Average tuition and fees for in-state student: $9,484 in 2011-12 Increased: 15.7% from a year prior and 67.3% from five years prior Unlike most states, Washington doesn't have an individual income tax; instead, it relies on sales taxes for much of its revenue. Income from that source slumped during the recession, leaving the state with less money to go around. To make up for the shortfall, the state granted permissions to its public universities to raise tuition, and students have felt the impact: Six years ago, it cost roughly $5,700 on average for an in-state student to attend a public college in Washington. That's hovering around $10,000 this year. In June, the University of Washington announced a 16% increase in tuition and fees for the upcoming year, following a 20% increase last year. The state is covering just 30% of the cost of educating its students, the lowest share ever, says Norm Arkans, a spokesman for the University of Washington. He says the institution's relatively low tuition and fees provided some leeway to raise costs, but adds that the strategy isn't sustainable in the long term.

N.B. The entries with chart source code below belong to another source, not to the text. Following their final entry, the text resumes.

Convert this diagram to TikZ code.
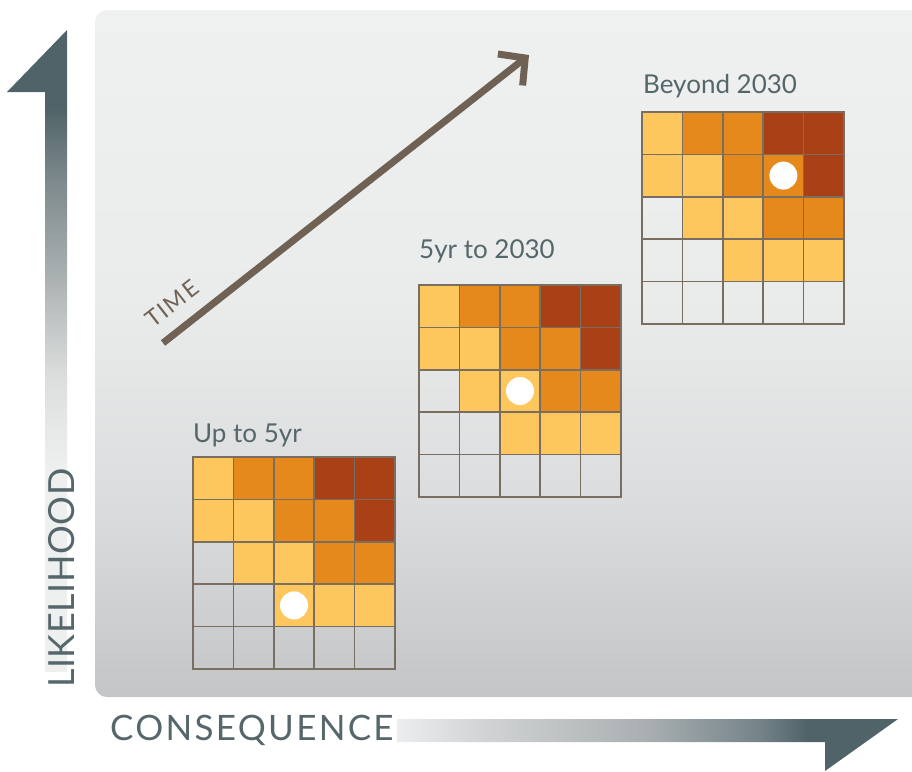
\documentclass[tikz,border=0pt]{standalone}
\usepackage{fontspec}
\setmainfont{Lato}
\usetikzlibrary{arrows.meta}

% palette
\definecolor{slate}{HTML}{4F6368}
\definecolor{labelcol}{HTML}{56676C}
\definecolor{timebrown}{HTML}{6F6254}
\definecolor{gridline}{HTML}{7A6E61}
\definecolor{cy}{HTML}{FEC75E}
\definecolor{co}{HTML}{E6891C}
\definecolor{cr}{HTML}{AA4015}
\definecolor{bgtop}{HTML}{EFF0F0}
\definecolor{bgmid}{HTML}{EAEBEB}
\definecolor{bgmidb}{HTML}{DBDCDD}
\definecolor{bgbot}{HTML}{C4C5C7}
\definecolor{lt}{HTML}{EEF0F0}
\definecolor{la}{HTML}{DCDEDD}
\definecolor{lb}{HTML}{A3AAAB}
\definecolor{lc}{HTML}{7F8B8E}
\definecolor{ha}{HTML}{ECEDEE}
\definecolor{hb}{HTML}{D3D5D6}
\definecolor{hc}{HTML}{A9AFB1}
\definecolor{hd}{HTML}{75848A}

% panel background: light at the top, grey at the bottom
\pgfdeclareverticalshading{panelshade}{100bp}{color(0bp)=(bgbot); color(25bp)=(bgbot);
  color(39bp)=(bgmidb); color(54bp)=(bgmid); color(75bp)=(bgtop); color(100bp)=(bgtop)}
% likelihood axis: dark head fading to white down the shaft
\pgfdeclareverticalshading{likeshade}{100bp}{color(0bp)=(lt); color(41bp)=(lt);
  color(48bp)=(la); color(57bp)=(lb); color(63bp)=(lc); color(69bp)=(slate); color(100bp)=(slate)}
% consequence axis: white fading to a dark head
\pgfdeclarehorizontalshading{conshade}{100bp}{color(0bp)=(ha); color(25bp)=(ha);
  color(33bp)=(hb); color(50bp)=(hc); color(61bp)=(hd); color(66bp)=(slate); color(100bp)=(slate)}

\tikzset{
  axislabel/.style={inner sep=0pt, text=labelcol, font=\fontsize{36}{40}\selectfont},
  gridlabel/.style={inner sep=0pt, anchor=base west, text=labelcol, font=\fontsize{26}{30}\selectfont},
  timelabel/.style={inner sep=0pt, text=timebrown,
    font=\fontsize{23}{26}\selectfont\addfontfeature{LetterSpace=8}},
  timearrow/.style={draw=timebrown, line width=7pt,
    -{Straight Barb[length=19pt, width=40pt, line cap=butt, line join=miter]}},
  gridlines/.style={draw=gridline, line width=1.6pt, line cap=rect},
  pics/riskgrid/.style args={#1/#2}{code={
    \foreach \c/\r/\f in {0/0/cy,1/0/co,2/0/co,3/0/cr,4/0/cr,
                          0/1/cy,1/1/cy,2/1/co,3/1/co,4/1/cr,
                          1/2/cy,2/2/cy,3/2/co,4/2/co,
                          2/3/cy,3/3/cy,4/3/cy}
      \fill[\f] (\c*40.4,\r*42.4) rectangle ++(40.4,42.4);
    \foreach \i in {0,...,5} {
      \path[gridlines] (\i*40.4,0) -- (\i*40.4,212);
      \path[gridlines] (0,\i*42.4) -- (202,\i*42.4);
    }
    \fill[white] (#1*40.4+20.2,#2*42.4+21.2) circle[radius=14pt];
  }}
}

\begin{document}
\begin{tikzpicture}[x=1pt,y=-1pt]
  \useasboundingbox (0,0) rectangle (912,771);
  \clip (0,0) rectangle (912,771);

  % panel
  \path[shading=panelshade, rounded corners=12pt] (95,10) rectangle (935,697);

  % likelihood axis
  \path[shading=likeshade] (67,30) -- (7,92) -- (45,92) -- (45,672) -- (67,672) -- cycle;
  \node[axislabel, rotate=90, anchor=base west, font=\fontsize{36}{40}\selectfont\addfontfeature{LetterSpace=1.5}]
    (likelihood) at (74,688) {LIKELIHOOD};

  % consequence axis
  \path[shading=conshade] (397,719) -- (898,719) -- (825,771) -- (825,742) -- (397,742) -- cycle;
  \node[axislabel, anchor=base west, font=\fontsize{35}{40}\selectfont\addfontfeature{LetterSpace=6.5}]
    (consequence) at (110,740) {CONSEQUENCE};

  % time arrow
  \coordinate (timeStart) at (163,343);
  \coordinate (timeEnd) at (529,55);
  \draw[timearrow] (timeStart) -- (timeEnd);
  \node[timelabel, rotate=38, anchor=base west] (timeText) at (153,329) {TIME};

  % three risk matrices
  \pic at (193,457) {riskgrid={2/3}};
  \pic at (419,285) {riskgrid={2/2}};
  \pic at (642,112) {riskgrid={3/1}};

  \node[gridlabel] (labelA) at (193,442) {Up to 5yr};
  \node[gridlabel] (labelB) at (419,258) {5yr to 2030};
  \node[gridlabel] (labelC) at (643,93) {Beyond 2030};
\end{tikzpicture}
\end{document}
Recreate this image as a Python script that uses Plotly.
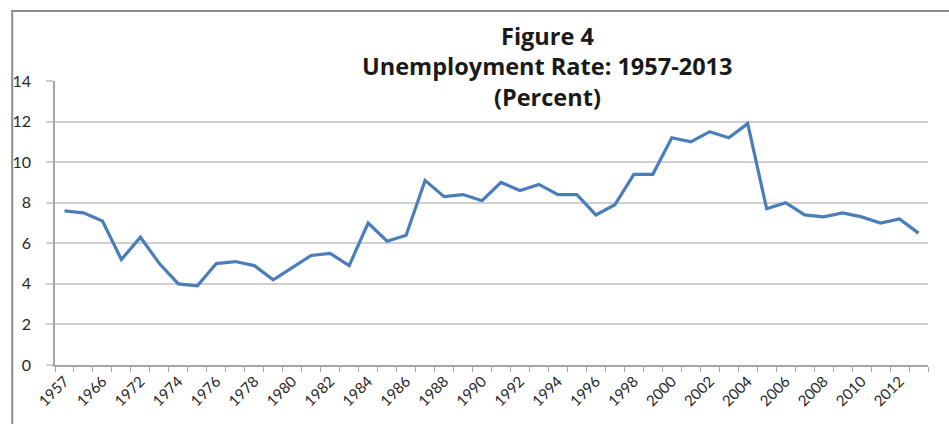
import plotly.graph_objects as go

# Year categories along the x axis (labels shown on every other one)
years = ["1957", "1960", "1966", "1970"] + [str(y) for y in range(1972, 2014)]

# Unemployment rate, percent
rate = [
    7.6, 7.5, 7.1, 5.2, 6.3, 5.0, 4.0, 3.9, 5.0, 5.1,
    4.9, 4.2, 4.8, 5.4, 5.5, 4.9, 7.0, 6.1, 6.4, 9.1,
    8.3, 8.4, 8.1, 9.0, 8.6, 8.9, 8.4, 8.4, 7.4, 7.9,
    9.4, 9.4, 11.2, 11.0, 11.5, 11.2, 11.9, 7.7, 8.0, 7.4,
    7.3, 7.5, 7.3, 7.0, 7.2, 6.5,
]

y_ticks = [0, 2, 4, 6, 8, 10, 12, 14]

title_lines = ["Figure 4", "Unemployment Rate: 1957-2013", "(Percent)"]

# category slots: one per year
pos = list(range(len(years)))
label_pos = pos[::2]
label_text = years[::2]

fig = go.Figure()
fig.add_trace(go.Scatter(
    x=pos, y=rate, mode="lines",
    line=dict(color="#4A7EBB", width=3.2),
    hoverinfo="skip",
))

grid = "#cfcfcf"
axis_col = "#a6a6a6"

fig.update_layout(
    width=949, height=424,
    margin=dict(l=51, r=21, t=81, b=59),
    paper_bgcolor="white", plot_bgcolor="white",
    showlegend=False,
    font=dict(family="Lato, 'Open Sans', sans-serif", color="#262626"),
    xaxis=dict(
        range=[-0.5, len(years) - 0.5],
        tickmode="array", tickvals=label_pos, ticktext=label_text,
        tickangle=-45, ticks="", showgrid=False,
        showline=True, linecolor=axis_col, linewidth=1.5,
        tickfont=dict(size=15, color="#262626"),
        minor=dict(tick0=-0.5, dtick=1, ticks="outside", ticklen=5,
                   tickcolor=axis_col, tickwidth=1.2, showgrid=False),
        zeroline=False,
    ),
    yaxis=dict(
        range=[0, 14], tickmode="array", tickvals=y_ticks,
        showgrid=True, gridcolor=grid, gridwidth=1.6,
        ticks="outside", ticklen=7, tickcolor=grid, tickwidth=1.6,
        showline=True, linecolor=axis_col, linewidth=1.5,
        tickfont=dict(size=16, color="#262626"),
        ticklabelstandoff=12,
        zeroline=False,
    ),
)

# three-line heading, centred over the plot
title_y = [1.158, 1.053, 0.944]
for txt, ty in zip(title_lines, title_y):
    fig.add_annotation(
        text=f"<b>{txt}</b>", xref="paper", yref="paper",
        x=(546 - 51) / 877, y=ty, xanchor="center", yanchor="middle",
        showarrow=False,
        font=dict(size=23.5, color="#1a1a1a", family="'Open Sans', sans-serif"),
    )

# outer chart frame (extends past the right and bottom edges)
fig.add_shape(
    type="rect", xref="paper", yref="paper",
    x0=(8 - 51) / 877, x1=1.2, y0=-0.4, y1=1 + (81 - 11) / 284,
    line=dict(color="#8c8c8c", width=2), fillcolor="rgba(0,0,0,0)",
    layer="below",
)

fig.write_html("out.html")
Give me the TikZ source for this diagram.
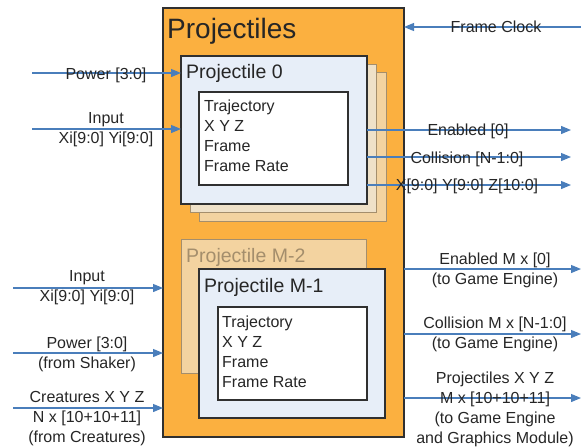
\documentclass[tikz,border=0pt]{standalone}
\usepackage{fontspec}
\setmainfont{Liberation Sans}
\usetikzlibrary{arrows.meta}

\definecolor{projorange}{HTML}{FBB040}
\definecolor{cardblue}{HTML}{E7EEF8}
\definecolor{stacklight}{HTML}{EFE1C8}
\definecolor{stackdark}{HTML}{F3D3A0}
\definecolor{stackline}{HTML}{A48E6C}
\definecolor{sigblue}{HTML}{4A7EBB}
\definecolor{boxgray}{HTML}{303030}
\definecolor{txtgray}{HTML}{262626}

\begin{document}
\begin{tikzpicture}[x=1pt,y=-1pt,
  sig/.style={draw=sigblue, line width=1.2pt, -{Triangle[length=10pt,width=8pt]}},
  box/.style={draw=boxgray, line width=1.2pt, outer sep=0pt, inner sep=0pt, anchor=north west},
  ghost/.style={box, draw=stackline, line width=1pt},
  lbl/.style={font=\fontsize{16}{20}\selectfont, inner sep=0pt, align=center, text=txtgray},
  listing/.style={font=\fontsize{16}{20}\selectfont, inner sep=0pt, align=left, anchor=north west, text=txtgray}]

\useasboundingbox (0,0) rectangle (581,447);

% Bloco principal
\node[box, fill=projorange, minimum width=241pt, minimum height=429pt] (proj) at (163,8) {};
\node[anchor=base west, inner sep=0pt, text=txtgray, font=\fontsize{28}{34}\selectfont] (projtitle) at (167,38) {Projectiles};

% Pilha do projetil 0
\node[ghost, fill=stackdark, minimum width=187pt, minimum height=149pt] (p0c) at (199,72) {};
\node[ghost, fill=stacklight, minimum width=186pt, minimum height=148pt] (p0b) at (190,64) {};
\node[box, fill=cardblue, line width=1.5pt, minimum width=186pt, minimum height=148pt] (p0) at (181,56) {};
\node[anchor=base west, inner sep=0pt, text=txtgray, font=\fontsize{19.5}{24}\selectfont] (p0title) at (186,78) {Projectile 0};
\node[box, fill=white, minimum width=149pt, minimum height=93pt] (p0reg) at (199,92) {};
\node[listing] (p0list) at (204,99.4) {Trajectory\\X Y Z\\Frame\\Frame Rate};

% Projetil M-2
\node[ghost, fill=stackdark, minimum width=185pt, minimum height=134pt] (pm2) at (181,239) {};
\node[anchor=base west, inner sep=0pt, text=stackline, font=\fontsize{19.5}{24}\selectfont] (pm2title) at (186,262) {Projectile M-2};

% Projetil M-1
\node[box, fill=cardblue, line width=1.5pt, minimum width=186pt, minimum height=149pt] (pm1) at (199,269) {};
\node[anchor=base west, inner sep=0pt, text=txtgray, font=\fontsize{19.5}{24}\selectfont] (pm1title) at (204,292) {Projectile M-1};
\node[box, fill=white, minimum width=149pt, minimum height=93pt] (pm1reg) at (218,307) {};
\node[listing] (pm1list) at (222,315.4) {Trajectory\\X Y Z\\Frame\\Frame Rate};

% Entradas do projetil 0
\coordinate (pwr0) at (32,73);
\coordinate (inp0) at (32,129);
\draw[sig] (pwr0) -- (pwr0 -| p0.west);
\draw[sig] (inp0) -- (inp0 -| p0.west);
\node[lbl, anchor=base] (pwr0txt) at (106,79) {Power [3:0]};
\node[lbl, anchor=north] (inp0txt) at (106,112.4) {Input\\Xi[9:0] Yi[9:0]};

% Relogio
\coordinate (clk) at (581,27);
\draw[sig] (clk) -- (clk -| proj.east);
\node[lbl, anchor=base] (clktxt) at (496,32) {Frame Clock};

% Saidas do projetil 0
\coordinate (en0) at (571,130);
\coordinate (col0) at (571,157);
\coordinate (xyz0) at (571,185);
\draw[sig] (en0 -| p0.east) -- (en0);
\draw[sig] (col0 -| p0.east) -- (col0);
\draw[sig] (xyz0 -| p0.east) -- (xyz0);
\node[lbl, anchor=base] (en0txt) at (468,135) {Enabled [0]};
\node[lbl, anchor=base] (col0txt) at (467,163) {Collision [N-1:0]};
\node[lbl, anchor=base] (xyz0txt) at (467,190) {X[9:0] Y[9:0] Z[10:0]};

% Entradas do bloco
\coordinate (inpM) at (13,288);
\coordinate (pwrM) at (13,353);
\coordinate (creM) at (13,408);
\draw[sig] (inpM) -- (inpM -| proj.west);
\draw[sig] (pwrM) -- (pwrM -| proj.west);
\draw[sig] (creM) -- (creM -| proj.west);
\node[lbl, anchor=north] (inpMtxt) at (87,270.4) {Input\\Xi[9:0] Yi[9:0]};
\node[lbl, anchor=north] (pwrMtxt) at (87,336.4) {Power [3:0]\\(from Shaker)};
\node[lbl, anchor=north] (creMtxt) at (87,391.4) {Creatures X Y Z\\N x [10+10+11]\\(from Creatures)};

% Saidas do bloco
\coordinate (enM) at (581,269);
\coordinate (colM) at (581,334);
\coordinate (xyzM) at (581,398);
\draw[sig] (enM -| proj.east) -- (enM);
\draw[sig] (colM -| proj.east) -- (colM);
\draw[sig] (xyzM -| proj.east) -- (xyzM);
\node[lbl, anchor=north] (enMtxt) at (495,252.4) {Enabled M x [0]\\(to Game Engine)};
\node[lbl, anchor=north] (colMtxt) at (495,316.4) {Collision M x [N-1:0]\\(to Game Engine)};
\node[lbl, anchor=north] (xyzMtxt) at (495,371.4) {Projectiles X Y Z\\M x [10+10+11]\\(to Game Engine\\and Graphics Module)};

\end{tikzpicture}
\end{document}
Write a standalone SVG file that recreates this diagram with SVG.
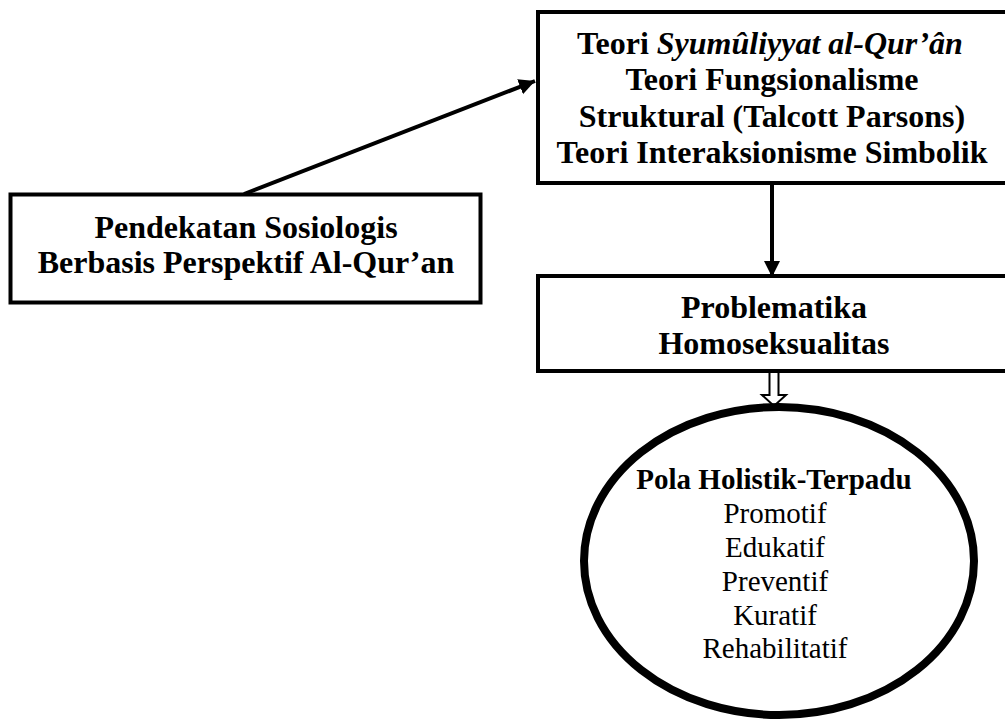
<svg xmlns="http://www.w3.org/2000/svg" width="1005" height="719" viewBox="0 0 1005 719">
<style>
.box{fill:#fff;stroke:#000;stroke-width:4}
.t{font-family:"Liberation Serif","Times New Roman",serif;fill:#000;text-anchor:middle}
.b{font-weight:bold;font-size:32px}
.r{font-size:29px}
.e{font-weight:bold;font-size:29px}
.line{stroke:#000;stroke-width:4;fill:none}
</style>
<defs>
<marker id="ah" markerUnits="userSpaceOnUse" markerWidth="18" markerHeight="18" refX="16" refY="8" orient="auto">
<path d="M0,0 L16,8 L0,16 Z" fill="#000"/>
</marker>
</defs>
<rect width="1005" height="719" fill="#fff"/>
<g id="connectors">
<line class="line" x1="244" y1="194" x2="535" y2="81" marker-end="url(#ah)"/>
<line class="line" x1="772" y1="185" x2="772" y2="277" marker-end="url(#ah)"/>
<path d="M769.5,373 L769.5,395 L762,395 L774,406 L786,395 L778.5,395 L778.5,373" fill="#fff" stroke="#000" stroke-width="2"/>
</g>
<g id="node-teori">
<rect class="box" x="538" y="12" width="480" height="171"/>
<text class="t b" x="770" y="53.5">Teori <tspan font-style="italic">Syumûliyyat al-Qur’ân</tspan></text>
<text class="t b" x="772" y="90">Teori Fungsionalisme</text>
<text class="t b" x="772" y="126.5">Struktural (Talcott Parsons)</text>
<text class="t b" x="772" y="163">Teori Interaksionisme Simbolik</text>
</g>
<g id="node-pendekatan">
<rect class="box" x="10.5" y="194.5" width="470" height="108" stroke-width="5"/>
<text class="t b" x="246" y="238">Pendekatan Sosiologis</text>
<text class="t b" x="246" y="273">Berbasis Perspektif Al-Qur’an</text>
</g>
<g id="node-problematika">
<rect class="box" x="538" y="276" width="480" height="95"/>
<text class="t b" x="774" y="318">Problematika</text>
<text class="t b" x="774" y="354">Homoseksualitas</text>
</g>
<g id="node-pola">
<ellipse cx="779" cy="561" rx="195" ry="154" fill="#fff" stroke="#000" stroke-width="8"/>
<text class="t e" x="774" y="489">Pola Holistik-Terpadu</text>
<text class="t r" x="775" y="523">Promotif</text>
<text class="t r" x="775" y="557">Edukatif</text>
<text class="t r" x="775" y="591">Preventif</text>
<text class="t r" x="775" y="625">Kuratif</text>
<text class="t r" x="775" y="658">Rehabilitatif</text>
</g>
</svg>
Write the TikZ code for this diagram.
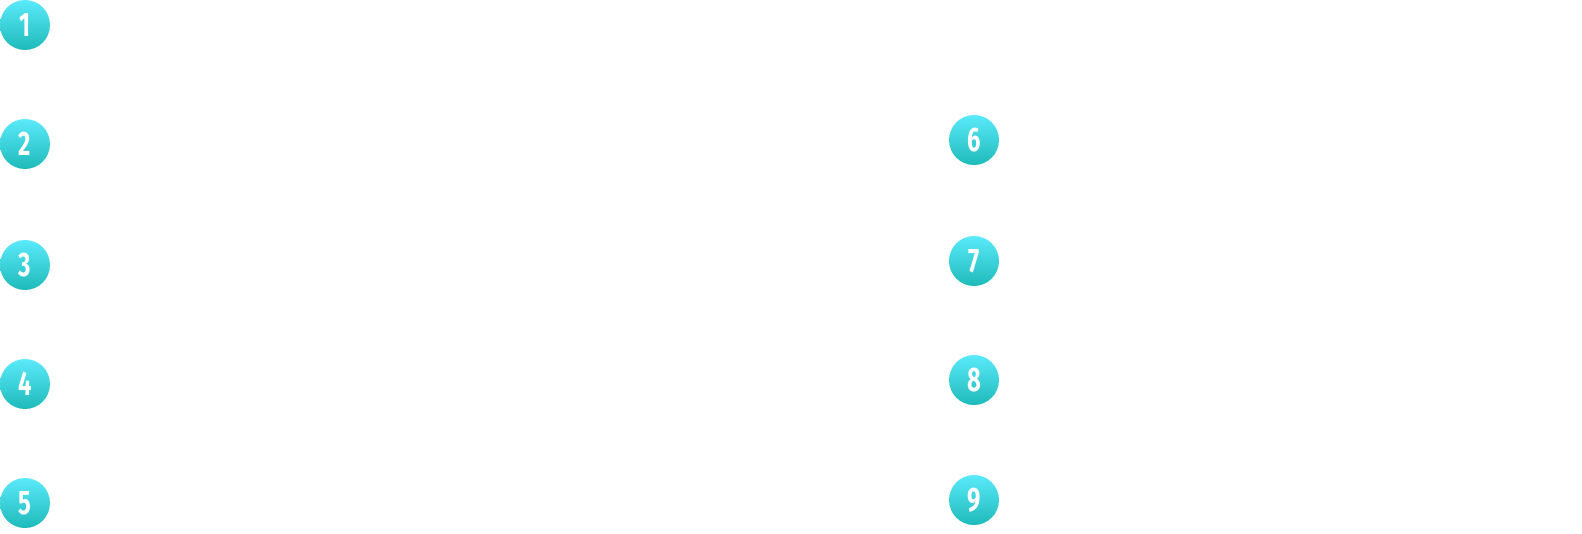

Average tuition and fees for in-state student: $6,044 in 2011-12 Increased: 13.7% from a year prior and 65.8% from five years prior Few students have been immune to tuition spikes in Nevada. During the five academic years ending this past spring, Nevada raised tuition and fees at its community colleges by 48% on average, one of the highest increases in the country, according to the College Board. Costs at four-year public colleges rose 66% over the same period. And midway through the last academic year, the state approved an 8% tuition increase for all undergrads, which will kick in this fall. Still, despite the increases, the cost to attend a public college in Nevada remains lower than the national average, says Dan Klaich, chancellor of the Nevada System of Higher Education.